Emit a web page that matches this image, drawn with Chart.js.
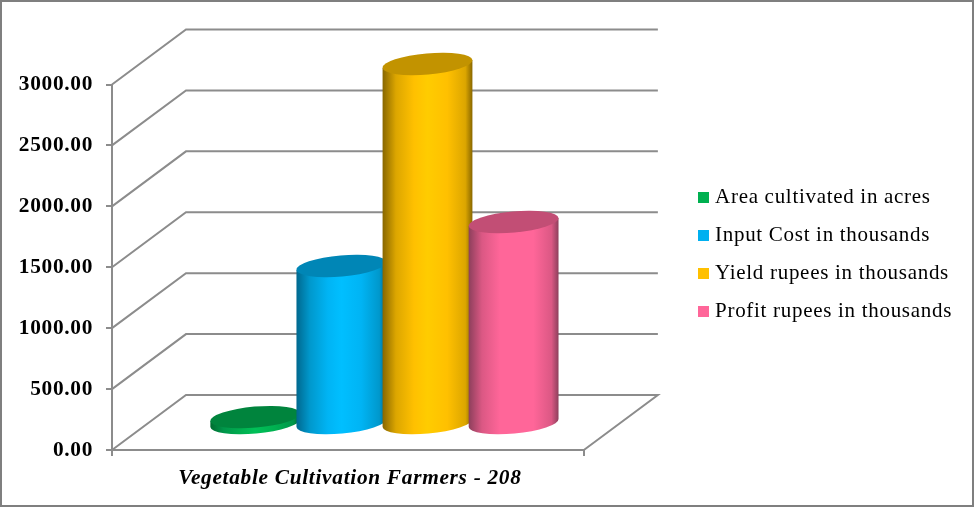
<!DOCTYPE html>
<html>
<head>
<meta charset="utf-8">
<style>
html, body { margin: 0; padding: 0; background: #fff; }
#wrap { width: 974px; height: 507px; }
</style>
<script src="https://cdn.jsdelivr.net/npm/chart.js@4"></script>
</head>
<body>
<div id="wrap"><canvas id="chart"></canvas></div>
<script>
const categories = ['Vegetable Cultivation Farmers - 208'];
const seriesNames = ['Area cultivated in acres', 'Input Cost in thousands', 'Yield rupees in thousands', 'Profit rupees in thousands'];
const areaValues = [57];
const inputValues = [1297];
const yieldValues = [2955];
const profitValues = [1658];
const legendColors = ['#00B050', '#00B0F0', '#FFC000', '#FF6699'];

// side colours of each cylinder: edge, shoulder, middle, centre, lid
const cylinderColors = [
    ['#006b30', '#00964a', '#00B050', '#00C058', '#00843D'],
    ['#00688e', '#0098cc', '#00B4F4', '#00BFFF', '#0086B6'],
    ['#876600', '#DCA600', '#FFC000', '#FFCC00', '#C29300'],
    ['#8c3f5b', '#DB5884', '#FF6699', '#FF6699', '#C24E75']
];

const gridColor = '#8c8c8c';
// back wall offset of the 3D box
const wallX = 74;
const wallY = -55;
// cylinders stand in the middle of the floor
const barX = 36.5;
const barY = -26;
const tilt = 5 * Math.PI / 180;
const lidHeight = 10.5;

function drawCylinder(ctx, bar, colors) {
    const cx = bar.x + barX;
    const top = bar.y + barY;
    const bottom = bar.base + barY;
    const a = bar.width / 2;
    const dx = a * Math.cos(tilt);
    const dy = a * Math.sin(tilt);

    const grad = ctx.createLinearGradient(cx - a, 0, cx + a, 0);
    grad.addColorStop(0, colors[0]);
    grad.addColorStop(0.15, colors[1]);
    grad.addColorStop(0.35, colors[2]);
    grad.addColorStop(0.5, colors[3]);
    grad.addColorStop(0.72, colors[2]);
    grad.addColorStop(0.92, colors[1]);
    grad.addColorStop(1, colors[0]);

    ctx.beginPath();
    ctx.moveTo(cx - dx, top + dy);
    ctx.lineTo(cx - dx, bottom + dy);
    ctx.ellipse(cx, bottom, a, lidHeight, -tilt, Math.PI, 0, true);
    ctx.lineTo(cx + dx, top - dy);
    ctx.closePath();
    ctx.fillStyle = grad;
    ctx.fill();

    ctx.beginPath();
    ctx.ellipse(cx, top, a, lidHeight, -tilt, 0, Math.PI * 2);
    ctx.fillStyle = colors[4];
    ctx.fill();
}

// legend marker as a small canvas so it can sit close to its text
function legendSquare(color) {
    const c = document.createElement('canvas');
    c.width = 11;
    c.height = 11;
    const g = c.getContext('2d');
    g.fillStyle = color;
    g.fillRect(0, 0, 11, 11);
    return c;
}

const box3d = {
    id: 'box3d',
    beforeLayout(chart) {
        chart.ctx.letterSpacing = '0.7px';
    },
    beforeDraw(chart) {
        chart.ctx.letterSpacing = '0.7px';
    },
    beforeDatasetsDraw(chart) {
        const ctx = chart.ctx;
        const { x, y } = chart.scales;
        ctx.save();
        ctx.strokeStyle = gridColor;
        ctx.lineWidth = 2;
        y.ticks.forEach((tick) => {
            const py = y.getPixelForValue(tick.value);
            ctx.beginPath();
            ctx.moveTo(x.left, py);
            ctx.lineTo(x.left + wallX, py + wallY);
            ctx.lineTo(x.right + wallX, py + wallY);
            if (tick.value === 0) ctx.lineTo(x.right, py);
            ctx.stroke();
        });
        chart.data.datasets.forEach((ds, i) => {
            chart.getDatasetMeta(i).data.forEach((bar) => {
                drawCylinder(ctx, bar, cylinderColors[i]);
            });
        });
        ctx.restore();
    },
    beforeDatasetDraw() {
        return false; // the cylinders replace the flat bars
    },
    afterDraw(chart) {
        const ctx = chart.ctx;
        ctx.save();
        ctx.strokeStyle = '#7f7f7f';
        ctx.lineWidth = 2;
        ctx.strokeRect(1, 1, chart.width - 2, chart.height - 2);
        ctx.restore();
    }
};

const datasets = [areaValues, inputValues, yieldValues, profitValues].map((values, i) => ({
    label: seriesNames[i],
    data: values,
    backgroundColor: legendColors[i],
    pointStyle: legendSquare(legendColors[i]),
    xAxisID: 'x',
    yAxisID: 'y',
    categoryPercentage: 0.73,
    barPercentage: 1.047
}));

new Chart(document.getElementById('chart'), {
    type: 'bar',
    data: { labels: categories, datasets: datasets },
    plugins: [box3d],
    options: {
        responsive: true,
        maintainAspectRatio: false,
        animation: false,
        layout: { padding: { top: 2, right: 12, left: 0, bottom: 0 } },
        scales: {
            x: {
                position: 'bottom',
                grid: { drawOnChartArea: false, color: gridColor, tickLength: 6, lineWidth: 2 },
                border: { color: gridColor, width: 2 },
                ticks: {
                    color: '#000',
                    padding: 10,
                    labelOffset: 2,
                    font: { family: '"Liberation Serif"', size: 21.33, weight: 'bold', style: 'italic' }
                },
                afterFit: (s) => { s.height = 57; }
            },
            y: {
                position: 'left',
                min: 0,
                max: 3000,
                grid: { drawOnChartArea: false, color: gridColor, tickLength: 6, lineWidth: 2 },
                border: { color: gridColor, width: 2 },
                ticks: {
                    stepSize: 500,
                    color: '#000',
                    padding: 13,
                    font: { family: '"Liberation Serif"', size: 21.33, weight: 'bold' },
                    callback: (v) => Number(v).toFixed(2)
                },
                afterFit: (s) => { s.width = 112; }
            },
            // empty axes, they only hold the gap above and right of the plot
            gapTop: {
                type: 'linear',
                axis: 'x',
                position: 'top',
                grid: { display: false },
                border: { display: false },
                ticks: { display: false },
                afterFit: (s) => { s.height = 82.5; }
            },
            gapRight: {
                type: 'linear',
                axis: 'y',
                position: 'right',
                grid: { display: false },
                border: { display: false },
                ticks: { display: false },
                afterFit: (s) => { s.width = 102; }
            }
        },
        plugins: {
            tooltip: { enabled: false },
            legend: {
                position: 'right',
                maxWidth: 320,
                labels: {
                    usePointStyle: true,
                    boxWidth: 2,
                    boxHeight: 11,
                    padding: 16.7,
                    color: '#000',
                    font: { family: '"Liberation Serif"', size: 21 }
                }
            }
        }
    }
});
</script>
</body>
</html>
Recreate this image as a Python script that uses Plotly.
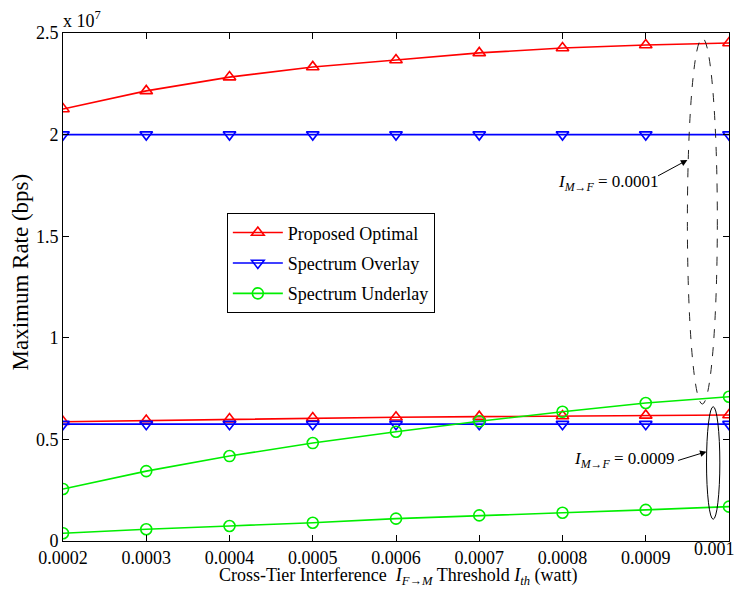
import plotly.graph_objects as go

x_vals = [0.0002, 0.0003, 0.0004, 0.0005, 0.0006, 0.0007, 0.0008, 0.0009, 0.001]
x_labels = ["0.0002", "0.0003", "0.0004", "0.0005", "0.0006", "0.0007", "0.0008", "0.0009", "0.001"]

# values in units of 1e7 bps
opt_0001 = [2.126, 2.215, 2.283, 2.333, 2.367, 2.402, 2.426, 2.441, 2.451]
overlay_0001 = [2.0, 2.0, 2.0, 2.0, 2.0, 2.0, 2.0, 2.0, 2.0]
opt_0009 = [0.587, 0.593, 0.600, 0.605, 0.609, 0.612, 0.615, 0.618, 0.620]
overlay_0009 = [0.575, 0.575, 0.575, 0.575, 0.575, 0.575, 0.575, 0.575, 0.575]
under_0001 = [0.256, 0.344, 0.418, 0.482, 0.538, 0.589, 0.636, 0.679, 0.710]
under_0009 = [0.038, 0.058, 0.074, 0.090, 0.110, 0.126, 0.139, 0.153, 0.169]

y_ticks = [0, 0.5, 1, 1.5, 2, 2.5]
y_labels = ["0", "0.5", "1", "1.5", "2", "2.5"]

SCALE = 1e7
FONT = "Times New Roman, Liberation Serif, Tinos, serif"

fig = go.Figure()

def add(y, name, color, symbol, show):
    fig.add_trace(go.Scatter(
        x=x_vals, y=[v * SCALE for v in y], mode="lines+markers", name=name,
        line=dict(color=color, width=1.6),
        marker=dict(symbol=symbol, size=11, color=color, line=dict(color=color, width=1.6)),
        showlegend=show, legendgroup=name))

add(opt_0001, "Proposed Optimal", "#ff0000", "triangle-up-open", True)
add(opt_0009, "Proposed Optimal", "#ff0000", "triangle-up-open", False)
add(overlay_0001, "Spectrum Overlay", "#0000ff", "triangle-down-open", True)
add(overlay_0009, "Spectrum Overlay", "#0000ff", "triangle-down-open", False)
add(under_0001, "Spectrum Underlay", "#00ee00", "circle-open", True)
add(under_0009, "Spectrum Underlay", "#00ee00", "circle-open", False)

# ellipses
fig.add_shape(type="circle", xref="x", yref="y",
              x0=0.000950, x1=0.000986, y0=0.674 * SCALE, y1=2.475 * SCALE,
              line=dict(color="#222222", width=1, dash="dash"))
fig.add_shape(type="circle", xref="x", yref="y",
              x0=0.000973, x1=0.000989, y0=0.107 * SCALE, y1=0.661 * SCALE,
              line=dict(color="black", width=1))

# arrows
fig.add_annotation(x=0.000950, y=1.875 * SCALE, ax=0.000913, ay=1.793 * SCALE,
                   axref="x", ayref="y", xref="x", yref="y", text="",
                   showarrow=True, arrowhead=2, arrowsize=1.3, arrowwidth=1, arrowcolor="black")
fig.add_annotation(x=0.000973, y=0.4395 * SCALE, ax=0.000937, ay=0.394 * SCALE,
                   axref="x", ayref="y", xref="x", yref="y", text="",
                   showarrow=True, arrowhead=2, arrowsize=1.3, arrowwidth=1, arrowcolor="black")

lab = "<i>I</i><sub><i>M→F</i></sub> = {}"
fig.add_annotation(x=0.000918, y=1.76 * SCALE, xref="x", yref="y", xanchor="right", yanchor="middle",
                   text=lab.format("0.0001"), showarrow=False, font=dict(family=FONT, size=17, color="black"))
fig.add_annotation(x=0.000938, y=0.400 * SCALE, xref="x", yref="y", xanchor="right", yanchor="middle",
                   text=lab.format("0.0009"), showarrow=False, font=dict(family=FONT, size=17, color="black"))

# exponent label
fig.add_annotation(x=0, y=1, xref="paper", yref="paper", xanchor="left", yanchor="bottom",
                   text="x 10<sup>7</sup>", showarrow=False, font=dict(family=FONT, size=18, color="black"),
                   yshift=0, xshift=-2)

# y-axis title as rotated text (sits slightly above the plot centre in the reference)
fig.add_annotation(x=-0.0638, y=0.5295, xref="paper", yref="paper", xanchor="center", yanchor="middle",
                   text="Maximum Rate (bps)", textangle=-90, showarrow=False,
                   font=dict(family=FONT, size=23, color="black"))

# x-axis title as text below the tick labels
fig.add_annotation(x=0.5045, y=0, xref="paper", yref="paper", xanchor="center", yanchor="middle",
                   text="Cross-Tier Interference  <i>I</i><sub><i>F→M</i></sub> Threshold <i>I</i><sub><i>th</i></sub> (watt)",
                   showarrow=False, yshift=-35, font=dict(family=FONT, size=18, color="black"))

# last x tick label, kept inside the page edge
fig.add_annotation(x=1, y=0, xref="paper", yref="paper", xanchor="right", yanchor="middle",
                   text=x_labels[-1], showarrow=False, xshift=8, yshift=-8,
                   font=dict(family=FONT, size=18, color="black"))
tick_text = x_labels[:-1] + [""]

# page body adds an 8px margin on every side; size the figure so the page does not overflow
fig.update_layout(
    width=729, height=577,
    margin=dict(l=55, r=8, t=25, b=44, autoexpand=False),
    paper_bgcolor="white", plot_bgcolor="white",
    font=dict(family=FONT, size=18, color="black"),
    legend=dict(x=0.246, y=0.645, xanchor="left", yanchor="top",
                bordercolor="black", borderwidth=1, bgcolor="white", itemwidth=50,
                font=dict(family=FONT, size=18), tracegroupgap=4),
    xaxis=dict(range=[0.0002, 0.001], tickvals=x_vals, ticktext=tick_text,
               showgrid=False, zeroline=False, showline=True, linecolor="black", linewidth=1,
               mirror="allticks", ticks="inside", ticklen=6, tickcolor="black",
               automargin=False,
               tickfont=dict(family=FONT, size=18)),
    yaxis=dict(range=[0, 2.5 * SCALE], tickvals=[v * SCALE for v in y_ticks], ticktext=y_labels,
               showgrid=False, zeroline=False, showline=True, linecolor="black", linewidth=1,
               mirror="allticks", ticks="inside", ticklen=6, tickcolor="black", automargin=False,
               tickfont=dict(family=FONT, size=18)),
)

fig.write_html("out.html")
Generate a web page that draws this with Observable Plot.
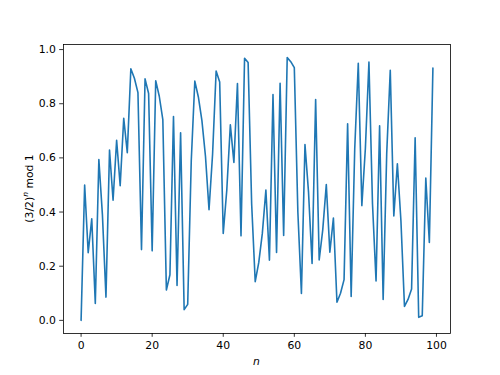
<!DOCTYPE html>
<html><head><meta charset="utf-8">
<script src="https://cdn.jsdelivr.net/npm/d3@7"></script>
<script src="https://cdn.jsdelivr.net/npm/@observablehq/plot@0.6"></script>
<style>
html,body{margin:0;padding:0;background:#fff}
#chart svg{font-family:"DejaVu Sans",sans-serif;}
</style>
</head><body><div id="chart"></div>
<script>
// (3/2)^n mod 1 for n = 0..99 (values read / checked against the picture)
const values = [
0.0000,0.5000,0.2500,0.3750,0.0625,0.5938,0.3906,0.0859,0.6289,0.4434,
0.6650,0.4976,0.7463,0.6195,0.9293,0.8939,0.8408,0.2613,0.8919,0.8378,
0.2567,0.8851,0.8276,0.7415,0.1122,0.1683,0.7524,0.1287,0.6930,0.0395,
0.0592,0.5888,0.8833,0.8249,0.7374,0.6060,0.4091,0.6136,0.9204,0.8806,
0.3209,0.4814,0.7221,0.5832,0.8748,0.3121,0.9682,0.9523,0.4285,0.1427,
0.2140,0.3211,0.4816,0.2224,0.8336,0.2504,0.8757,0.3135,0.9702,0.9553,
0.9330,0.3995,0.0993,0.6489,0.4734,0.2101,0.8152,0.2228,0.3342,0.5013,
0.2519,0.3779,0.0669,0.1003,0.1505,0.7257,0.0885,0.6328,0.9492,0.4238,
0.6357,0.9535,0.4303,0.1454,0.7182,0.0772,0.6158,0.9238,0.3857,0.5785,
0.3677,0.0516,0.0774,0.1161,0.6741,0.0112,0.0167,0.5251,0.2877,0.9315
];
const xTicks = [0, 20, 40, 60, 80, 100];
const yTicks = [0.0, 0.2, 0.4, 0.6, 0.8, 1.0];
const xLabel = "n";
const yLabelParts = ["(3/2)", "n", " mod 1"];

const data = values.map((v, i) => ({n: i, v}));

const svg = Plot.plot({
  width: 500, height: 375,
  marginLeft: 63, marginRight: 50, marginTop: 44, marginBottom: 42,
  style: {fontFamily: "DejaVu Sans", fontSize: "10.8px", color: "#000", background: "#fff"},
  x: {domain: [-4.95, 103.95]},
  y: {domain: [-0.0485, 1.0187]},
  marks: [
    Plot.line(data, {x: "n", y: "v", stroke: "#1f77b4", strokeWidth: 1.6}),
    Plot.frame({stroke: "#000", strokeWidth: 0.8}),
    Plot.axisX({ticks: xTicks, tickSize: 3.8, tickPadding: 3.8, strokeWidth: 0.8,
      tickFormat: d3.format("d"), label: null, fontSize: 10.8}),
    Plot.axisY({ticks: yTicks, tickSize: 3.8, tickPadding: 3.8, strokeWidth: 0.8,
      tickFormat: d3.format(".1f"), label: null, fontSize: 10.8})
  ]
});

const s = d3.select(svg);
s.append("text")
  .attr("x", 256.5).attr("y", 365)
  .attr("text-anchor", "middle")
  .attr("font-size", "10.8px").attr("font-style", "italic").attr("fill", "#000")
  .text(xLabel);

const yl = s.append("text")
  .attr("transform", "translate(32.5,188.5) rotate(-90)")
  .attr("text-anchor", "middle")
  .attr("font-size", "10.8px").attr("fill", "#000");
yl.append("tspan").text(yLabelParts[0]);
yl.append("tspan").attr("font-style", "italic").attr("font-size", "7.6px").attr("dy", "-4.5").text(yLabelParts[1]);
yl.append("tspan").attr("dy", "4.5").text(yLabelParts[2]);

document.getElementById("chart").appendChild(svg);
</script>
</body></html>
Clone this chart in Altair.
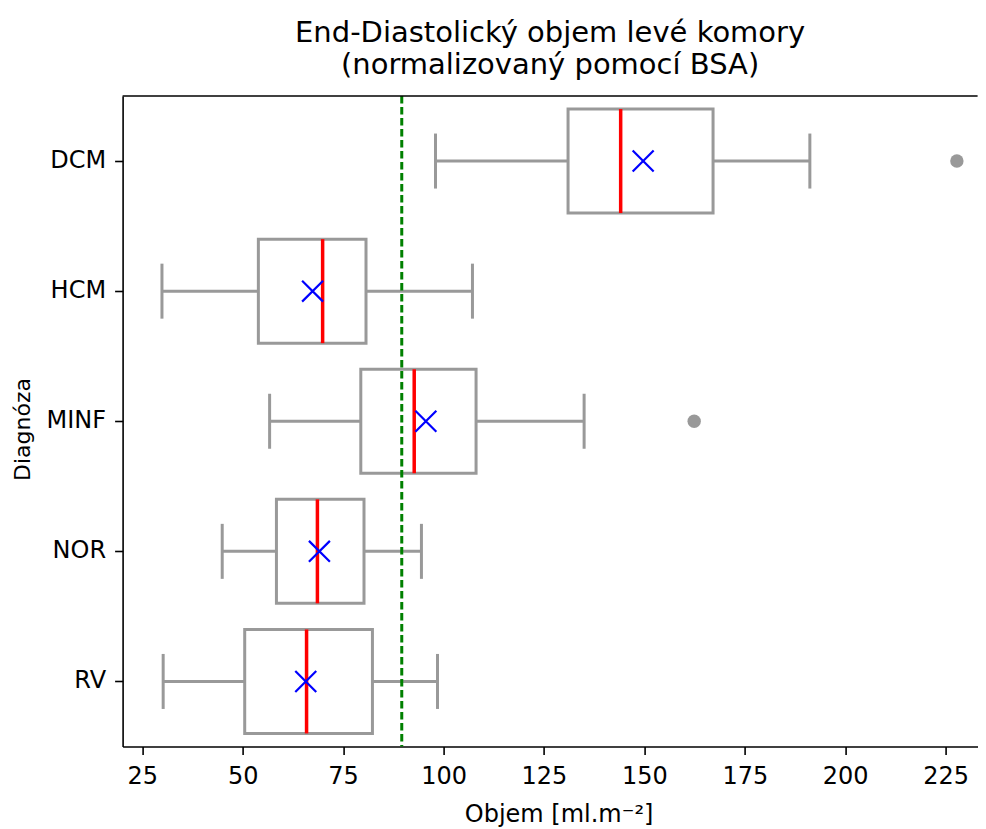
import altair as alt
import pandas as pd

# ---- data ----
categories = ["DCM", "HCM", "MINF", "NOR", "RV"]
whisker_low = [98.0, 29.9, 56.7, 44.9, 30.2]
q1 = [131.0, 53.9, 79.4, 58.4, 50.5]
median = [144.1, 69.9, 92.7, 68.6, 65.9]
q3 = [167.1, 80.7, 108.1, 80.2, 82.3]
whisker_high = [191.2, 107.2, 135.0, 94.5, 98.5]
mean = [149.7, 67.4, 95.6, 69.1, 65.7]
outlier_cat = ["DCM", "MINF"]
outlier_val = [227.8, 162.4]
reference = [89.6]
x_ticks = [25, 50, 75, 100, 125, 150, 175, 200, 225]

stats = pd.DataFrame({
    "diag": categories, "lo": whisker_low, "q1": q1, "median": median,
    "q3": q3, "hi": whisker_high, "mean": mean,
})
fl = pd.DataFrame({"diag": outlier_cat, "value": outlier_val})
ref = pd.DataFrame({"value": reference})

FONT = "DejaVu Sans"
GREY = "#999999"
W, H = 855, 650.5

x_scale = alt.Scale(domain=[20.1, 232.96], nice=False, zero=False)
y_scale = alt.Scale(domain=categories, paddingInner=0, paddingOuter=0)

x_axis = alt.Axis(
    values=x_ticks, grid=False, format="d",
    domainColor="black", domainWidth=1.6, tickColor="black", tickWidth=1.6, tickSize=8,
    labelFont=FONT, labelFontSize=24, labelColor="black", labelPadding=10.5, labelFlush=False,
    title="Objem [ml.m⁻²]", titleFont=FONT, titleFontSize=24, titleFontWeight="normal",
    titleColor="black", titleBaseline="alphabetic", titleAlign="center", titleX=436, titleY=75.5,
)
y_axis = alt.Axis(
    grid=False,
    domainColor="black", domainWidth=1.6, tickColor="black", tickWidth=1.6, tickSize=8,
    labelFont=FONT, labelFontSize=24, labelColor="black", labelPadding=9,
    title="Diagnóza", titleFont=FONT, titleFontSize=22, titleFontWeight="normal",
    titleColor="black", titleAngle=270, titleBaseline="alphabetic", titleAlign="center",
    titleX=-93.5, titleY=333,
)

def X(field):
    return alt.X(field, scale=x_scale, axis=x_axis)

Y = alt.Y("diag:N", scale=y_scale, axis=y_axis, sort=categories)

base = alt.Chart(stats)

whisk_lo = base.mark_rule(color=GREY, strokeWidth=3).encode(x=X("lo:Q"), x2="q1:Q", y=Y)
whisk_hi = base.mark_rule(color=GREY, strokeWidth=3).encode(x=X("q3:Q"), x2="hi:Q", y=Y)
cap_lo = base.mark_tick(color=GREY, size=55, thickness=3, opacity=1).encode(x=X("lo:Q"), y=Y)
cap_hi = base.mark_tick(color=GREY, size=55, thickness=3, opacity=1).encode(x=X("hi:Q"), y=Y)
box = base.mark_bar(fill="white", stroke=GREY, strokeWidth=3, size=104).encode(
    x=X("q1:Q"), x2="q3:Q", y=Y)
med = base.mark_tick(color="red", size=104, thickness=3.5, opacity=1).encode(x=X("median:Q"), y=Y)
ref_line = alt.Chart(ref).mark_rule(color="green", strokeWidth=3, strokeDash=[7.5, 3.5]).encode(
    x=X("value:Q"))
mean_pt = base.mark_point(shape="M-1,-1L1,1M-1,1L1,-1", size=440, filled=False,
                          color="blue", strokeWidth=2.2, opacity=1).encode(x=X("mean:Q"), y=Y)
fliers = alt.Chart(fl).mark_circle(color=GREY, size=180, opacity=1).encode(x=X("value:Q"), y=Y)
# top spine of the frame (right spine falls outside the picture in the reference)
top_spine = alt.Chart(ref).mark_rule(color="black", strokeWidth=1.6).encode(
    x=alt.value(0), x2=alt.value(W), y=alt.value(0))

chart = alt.layer(
    whisk_lo, whisk_hi, cap_lo, cap_hi, box, med, ref_line, mean_pt, fliers, top_spine
).properties(
    width=W, height=H,
    title=alt.TitleParams(
        text=["End-Diastolický objem levé komory", "(normalizovaný pomocí BSA)"],
        font=FONT, fontSize=29, fontWeight="normal", color="black",
        anchor="middle", frame="group", offset=14, lineHeight=33,
    ),
    autosize=alt.AutoSizeParams(type="none"),
    padding={"left": 114.6, "top": 88, "right": 0, "bottom": 82},
).configure_view(stroke=None)

chart.save("out.html", embed_options={"renderer": "svg", "actions": False})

:::::

WHAT IS ASKED. Of the lines above, quote exactly those from the one with "Clone this chart in Altair." through the one with "x_ticks = [25, 50, 75, 100, 125, 150, 175, 200, 225]", ends included; pictures stay out.

EXERCISE ANSWER.
Clone this chart in Altair.
import altair as alt
import pandas as pd

# ---- data ----
categories = ["DCM", "HCM", "MINF", "NOR", "RV"]
whisker_low = [98.0, 29.9, 56.7, 44.9, 30.2]
q1 = [131.0, 53.9, 79.4, 58.4, 50.5]
median = [144.1, 69.9, 92.7, 68.6, 65.9]
q3 = [167.1, 80.7, 108.1, 80.2, 82.3]
whisker_high = [191.2, 107.2, 135.0, 94.5, 98.5]
mean = [149.7, 67.4, 95.6, 69.1, 65.7]
outlier_cat = ["DCM", "MINF"]
outlier_val = [227.8, 162.4]
reference = [89.6]
x_ticks = [25, 50, 75, 100, 125, 150, 175, 200, 225]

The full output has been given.